While Hunter Biden previously told The New York Times that his painting “is literally keeping me sane,” it has caused headaches for the administration. The White House helped develop a set of ethics guidelines intended to keep the identity of buyers of Mr. Biden’s art, and other details of the sales, from both the artist and the administration. That came after criticism over a gallery show in SoHo at which asking prices were between $75,000 and $500,000 per piece — high for a novice artist.
Mr. Morris and a man with a video camera were photographed following Mr. Biden and Ms. Cohen outside the SoHo gallery at the opening of Mr. Biden’s show, which was attended by President Biden’s sister and other family members.
Plans for the documentary also include raising questions about the veracity of the story behind the cache of emails, text messages and other files from Hunter Biden’s accounts that were obtained and disseminated to the media initially by Rudolph W. Giuliani.

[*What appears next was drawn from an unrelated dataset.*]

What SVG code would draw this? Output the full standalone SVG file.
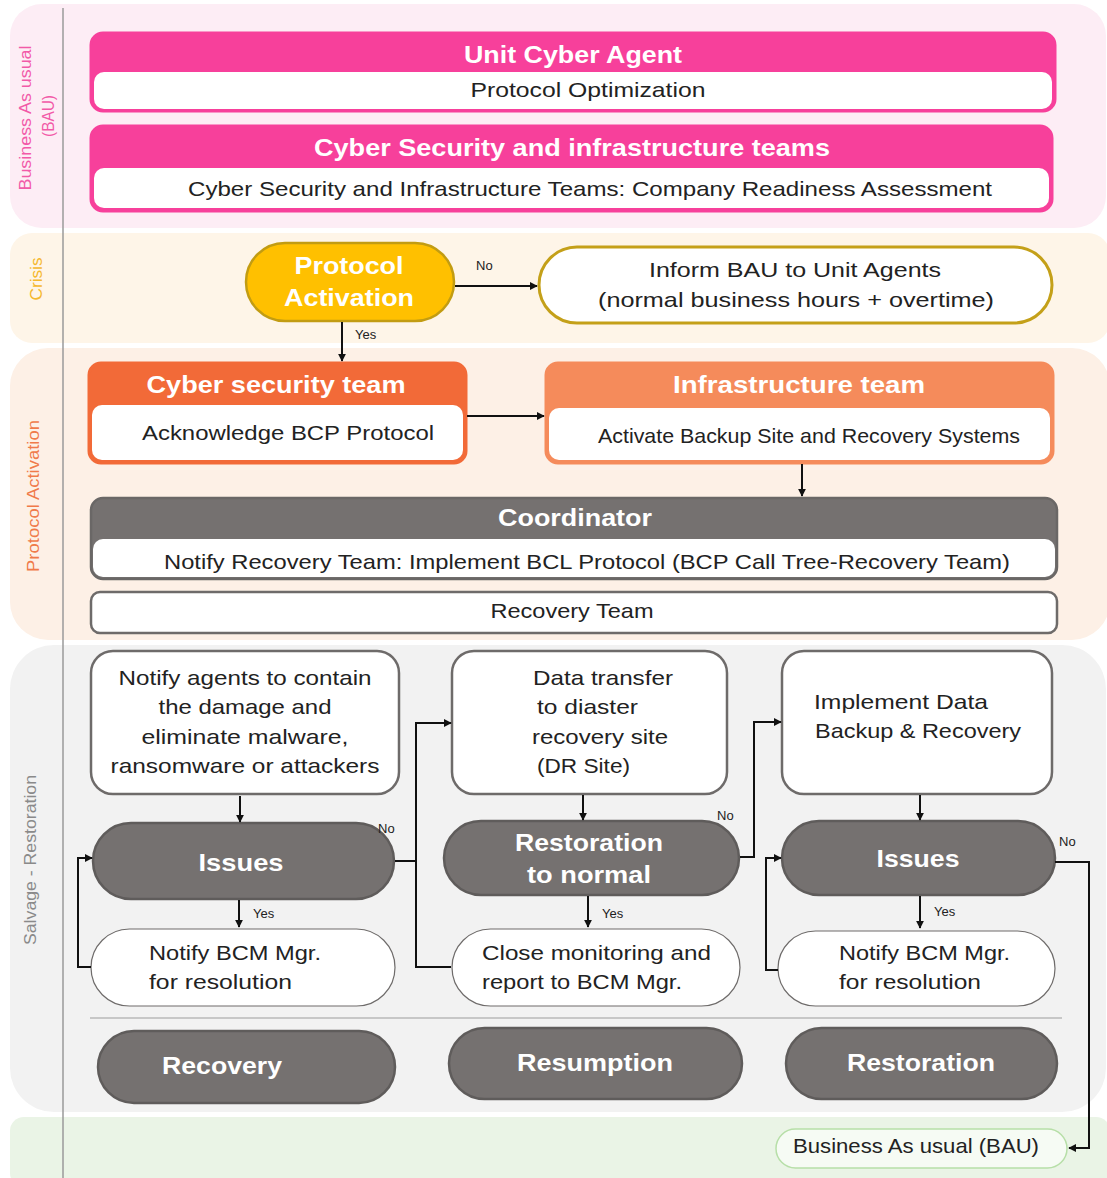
<svg xmlns="http://www.w3.org/2000/svg" width="1107" height="1178" viewBox="0 0 1107 1178">
<style>
text{font-family:"Liberation Sans",Arial,sans-serif;}
.t{font-size:24px;font-weight:bold;fill:#fff;text-anchor:middle;}
.b{font-size:21px;fill:#222;text-anchor:middle;}
.bs{font-size:21px;fill:#222;}
.lbl{font-size:13px;fill:#222;}
.lane{font-size:16px;text-anchor:middle;}
.con{fill:none;stroke:#111;stroke-width:2;}
.gray{fill:#757170;stroke:#5f5c5b;stroke-width:2.5;}
.wbox{fill:#fff;stroke:#6e6b6a;stroke-width:2.5;}
.thin{fill:#fff;stroke:#6e6b6a;stroke-width:1.2;}
</style>
<defs>
<marker id="ar" viewBox="0 0 10 10" refX="9" refY="5" markerWidth="8" markerHeight="8" orient="auto" markerUnits="userSpaceOnUse">
<path d="M0,0 L10,5 L0,10 z" fill="#111"/>
</marker>
</defs>

<g id="lanes">
<rect x="10" y="4" width="1096" height="224" rx="32" fill="#fdedf5"/>
<rect x="10" y="233" width="1100" height="110" rx="22" fill="#fef5e8"/>
<rect x="10" y="348" width="1100" height="292" rx="38" fill="#fdf0e6"/>
<rect x="10" y="645" width="1096" height="467" rx="44" fill="#f2f2f2"/>
<rect x="10" y="1117" width="1100" height="70" rx="14" fill="#eaf4e6"/>
<line x1="63" y1="8" x2="63" y2="1178" stroke="#9a9a9a" stroke-width="1.5"/>
<text class="lane" fill="#f25aa8" transform="translate(31,118) rotate(-90)" textLength="145" lengthAdjust="spacingAndGlyphs">Business As usual</text>
<text class="lane" fill="#f25aa8" transform="translate(54,116) rotate(-90)" textLength="42" lengthAdjust="spacingAndGlyphs">(BAU)</text>
<text class="lane" fill="#f5b82e" transform="translate(42,279) rotate(-90)" textLength="43" lengthAdjust="spacingAndGlyphs">Crisis</text>
<text class="lane" fill="#f07a4a" transform="translate(39,496) rotate(-90)" textLength="152" lengthAdjust="spacingAndGlyphs">Protocol Activation</text>
<text class="lane" fill="#8a8a8a" transform="translate(36,860) rotate(-90)" textLength="170" lengthAdjust="spacingAndGlyphs">Salvage - Restoration</text>
</g>

<g id="unit-cyber-agent">
<rect x="91" y="33" width="964" height="78" rx="12" fill="#f7409b" stroke="#f7409b" stroke-width="3"/>
<rect x="94" y="72" width="958" height="37" rx="10" fill="#fff"/>
<text class="t" x="573" y="63" textLength="218" lengthAdjust="spacingAndGlyphs">Unit Cyber Agent</text>
<text class="b" x="588" y="97" textLength="235" lengthAdjust="spacingAndGlyphs">Protocol Optimization</text>
</g>

<g id="cyber-security-infra-teams">
<rect x="91" y="126" width="961" height="85" rx="12" fill="#f7409b" stroke="#f7409b" stroke-width="3"/>
<rect x="94" y="168" width="955" height="40" rx="10" fill="#fff"/>
<text class="t" x="572" y="156" textLength="516" lengthAdjust="spacingAndGlyphs">Cyber Security and infrastructure teams</text>
<text class="b" x="590" y="196" textLength="804" lengthAdjust="spacingAndGlyphs">Cyber Security and Infrastructure Teams: Company Readiness Assessment</text>
</g>

<g id="protocol-activation">
<rect x="246" y="243" width="208" height="78" rx="39" fill="#ffc000" stroke="#c29c12" stroke-width="2.5"/>
<text class="t" x="349" y="274" font-size="25" textLength="109" lengthAdjust="spacingAndGlyphs">Protocol</text>
<text class="t" x="349" y="306" font-size="25" textLength="130" lengthAdjust="spacingAndGlyphs">Activation</text>
</g>

<g id="inform-bau">
<rect x="539" y="247" width="513" height="76" rx="38" fill="#fff" stroke="#c4a019" stroke-width="3"/>
<text class="b" x="795" y="277" textLength="292" lengthAdjust="spacingAndGlyphs">Inform BAU to Unit Agents</text>
<text class="b" x="796" y="307" textLength="396" lengthAdjust="spacingAndGlyphs">(normal business hours + overtime)</text>
</g>

<g id="cyber-security-team">
<rect x="89" y="363" width="377" height="100" rx="12" fill="#f26a38" stroke="#f26a38" stroke-width="3"/>
<rect x="92" y="405" width="371" height="55" rx="10" fill="#fff"/>
<text class="t" x="276" y="393" textLength="259" lengthAdjust="spacingAndGlyphs">Cyber security team</text>
<text class="b" x="288" y="440" textLength="292" lengthAdjust="spacingAndGlyphs">Acknowledge BCP Protocol</text>
</g>

<g id="infrastructure-team">
<rect x="546" y="363" width="507" height="100" rx="12" fill="#f58b5b" stroke="#f58b5b" stroke-width="3"/>
<rect x="549" y="408" width="501" height="52" rx="10" fill="#fff"/>
<text class="t" x="799" y="393" textLength="252" lengthAdjust="spacingAndGlyphs">Infrastructure team</text>
<text class="b" x="809" y="443" font-size="18" textLength="422" lengthAdjust="spacingAndGlyphs">Activate Backup Site and Recovery Systems</text>
</g>

<g id="coordinator">
<rect x="91" y="498" width="966" height="81" rx="12" fill="#757170" stroke="#6a6766" stroke-width="2.5"/>
<rect x="93" y="539" width="962" height="38" rx="10" fill="#fff"/>
<text class="t" x="575" y="526" textLength="154" lengthAdjust="spacingAndGlyphs">Coordinator</text>
<text class="b" x="587" y="569" textLength="846" lengthAdjust="spacingAndGlyphs">Notify Recovery Team: Implement BCL Protocol (BCP Call Tree-Recovery Team)</text>
</g>

<g id="recovery-team">
<rect x="91" y="592" width="966" height="41" rx="9" fill="#fff" stroke="#6e6b6a" stroke-width="2.5"/>
<text class="b" x="572" y="618" textLength="163" lengthAdjust="spacingAndGlyphs">Recovery Team</text>
</g>

<g id="notify-agents">
<rect class="wbox" x="91" y="651" width="308" height="143" rx="22"/>
<text class="b" x="245" y="685" textLength="253" lengthAdjust="spacingAndGlyphs">Notify agents to contain</text>
<text class="b" x="245" y="714" textLength="173" lengthAdjust="spacingAndGlyphs">the damage and</text>
<text class="b" x="245" y="744" textLength="207" lengthAdjust="spacingAndGlyphs">eliminate malware,</text>
<text class="b" x="245" y="773" textLength="269" lengthAdjust="spacingAndGlyphs">ransomware or attackers</text>
</g>

<g id="data-transfer">
<rect class="wbox" x="452" y="651" width="275" height="143" rx="22"/>
<text class="bs" x="533" y="685" textLength="140" lengthAdjust="spacingAndGlyphs">Data transfer</text>
<text class="bs" x="537" y="714" textLength="101" lengthAdjust="spacingAndGlyphs">to diaster</text>
<text class="bs" x="532" y="744" textLength="136" lengthAdjust="spacingAndGlyphs">recovery site</text>
<text class="bs" x="537" y="773" textLength="93" lengthAdjust="spacingAndGlyphs">(DR Site)</text>
</g>

<g id="implement-backup">
<rect class="wbox" x="782" y="651" width="270" height="143" rx="22"/>
<text class="bs" x="814" y="709" textLength="174" lengthAdjust="spacingAndGlyphs">Implement Data</text>
<text class="bs" x="815" y="738" textLength="206" lengthAdjust="spacingAndGlyphs">Backup &amp; Recovery</text>
</g>

<g id="issues-1">
<rect class="gray" x="93" y="823" width="301" height="76" rx="38"/>
<text class="t" x="241" y="871" font-size="26" textLength="85" lengthAdjust="spacingAndGlyphs">Issues</text>
</g>

<g id="restoration-normal">
<rect class="gray" x="444" y="821" width="295" height="74" rx="37"/>
<text class="t" x="589" y="851" textLength="148" lengthAdjust="spacingAndGlyphs">Restoration</text>
<text class="t" x="589" y="883" textLength="124" lengthAdjust="spacingAndGlyphs">to normal</text>
</g>

<g id="issues-3">
<rect class="gray" x="782" y="821" width="273" height="74" rx="37"/>
<text class="t" x="918" y="867" font-size="26" textLength="83" lengthAdjust="spacingAndGlyphs">Issues</text>
</g>

<g id="notify-bcm-1">
<rect class="thin" x="91" y="929" width="304" height="77" rx="38.5"/>
<text class="bs" x="149" y="960" textLength="172" lengthAdjust="spacingAndGlyphs">Notify BCM Mgr.</text>
<text class="bs" x="149" y="989" textLength="143" lengthAdjust="spacingAndGlyphs">for resolution</text>
</g>

<g id="close-monitoring">
<rect class="thin" x="452" y="929" width="288" height="77" rx="38.5"/>
<text class="bs" x="482" y="960" textLength="229" lengthAdjust="spacingAndGlyphs">Close monitoring and</text>
<text class="bs" x="482" y="989" textLength="200" lengthAdjust="spacingAndGlyphs">report to BCM Mgr.</text>
</g>

<g id="notify-bcm-3">
<rect class="thin" x="778" y="931" width="277" height="75" rx="37.5"/>
<text class="bs" x="839" y="960" textLength="171" lengthAdjust="spacingAndGlyphs">Notify BCM Mgr.</text>
<text class="bs" x="839" y="989" textLength="142" lengthAdjust="spacingAndGlyphs">for resolution</text>
</g>

<line x1="90" y1="1018" x2="1062" y2="1018" stroke="#b8b8b8" stroke-width="1.5"/>

<g id="recovery">
<rect class="gray" x="98" y="1031" width="297" height="72" rx="36"/>
<text class="t" x="222" y="1074" textLength="120" lengthAdjust="spacingAndGlyphs">Recovery</text>
</g>

<g id="resumption">
<rect class="gray" x="449" y="1028" width="293" height="71" rx="35.5"/>
<text class="t" x="595" y="1071" textLength="156" lengthAdjust="spacingAndGlyphs">Resumption</text>
</g>

<g id="restoration">
<rect class="gray" x="786" y="1028" width="271" height="71" rx="35.5"/>
<text class="t" x="921" y="1071" textLength="148" lengthAdjust="spacingAndGlyphs">Restoration</text>
</g>

<g id="bau-end">
<rect x="776" y="1129" width="291" height="39" rx="19.5" fill="#f6fbf4" stroke="#b7dfa8" stroke-width="1.5"/>
<text class="b" x="916" y="1153" font-size="19" textLength="246" lengthAdjust="spacingAndGlyphs">Business As usual (BAU)</text>
</g>

<g id="connectors">
<path class="con" d="M455,286 H537" marker-end="url(#ar)"/>
<path class="con" d="M342,322 V361" marker-end="url(#ar)"/>
<path class="con" d="M467,416 H544" marker-end="url(#ar)"/>
<path class="con" d="M802,464 V496" marker-end="url(#ar)"/>
<path class="con" d="M240,796 V822" marker-end="url(#ar)"/>
<path class="con" d="M239,900 V927" marker-end="url(#ar)"/>
<path class="con" d="M91,967 H78 V858 H92" marker-end="url(#ar)"/>
<path class="con" d="M395,861 H416"/>
<path class="con" d="M451,967 H416 V723 H451" marker-end="url(#ar)"/>
<path class="con" d="M583,795 V820" marker-end="url(#ar)"/>
<path class="con" d="M588,896 V927" marker-end="url(#ar)"/>
<path class="con" d="M740,857 H754 V722 H781" marker-end="url(#ar)"/>
<path class="con" d="M920,795 V820" marker-end="url(#ar)"/>
<path class="con" d="M920,896 V928" marker-end="url(#ar)"/>
<path class="con" d="M778,970 H766 V858 H781" marker-end="url(#ar)"/>
<path class="con" d="M1055,862 H1089 V1148 H1069" marker-end="url(#ar)"/>
<text class="lbl" x="476" y="270">No</text>
<text class="lbl" x="355" y="339">Yes</text>
<text class="lbl" x="378" y="833">No</text>
<text class="lbl" x="717" y="820">No</text>
<text class="lbl" x="1059" y="846">No</text>
<text class="lbl" x="253" y="918">Yes</text>
<text class="lbl" x="602" y="918">Yes</text>
<text class="lbl" x="934" y="916">Yes</text>
</g>
</svg>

The New York Times and other media outlets have authenticated some of the files, which detailed Mr. Biden’s finances and his work for foreign individuals and companies at a time when his father was vice president and was overseeing elements of American foreign policy that overlapped with the interests of Hunter Biden’s clients.
Some of those files have come under scrutiny from prosecutors investigating Hunter Biden for possible violations of tax, money laundering and foreign-lobbying laws.
Mr. Morris has privately questioned whether the files all came from the laptop abandoned in Delaware or were spliced together from an array of sources. He has also indicated that the Justice Department should investigate the chain of custody.
He has circulated diagrams showing a set of Trump allies who have been involved in disseminating the files, including the former White House adviser Stephen K. Bannon, the former personal lawyer Mr. Giuliani and the Chinese billionaire and Mar-a-Lago member Guo Wengui.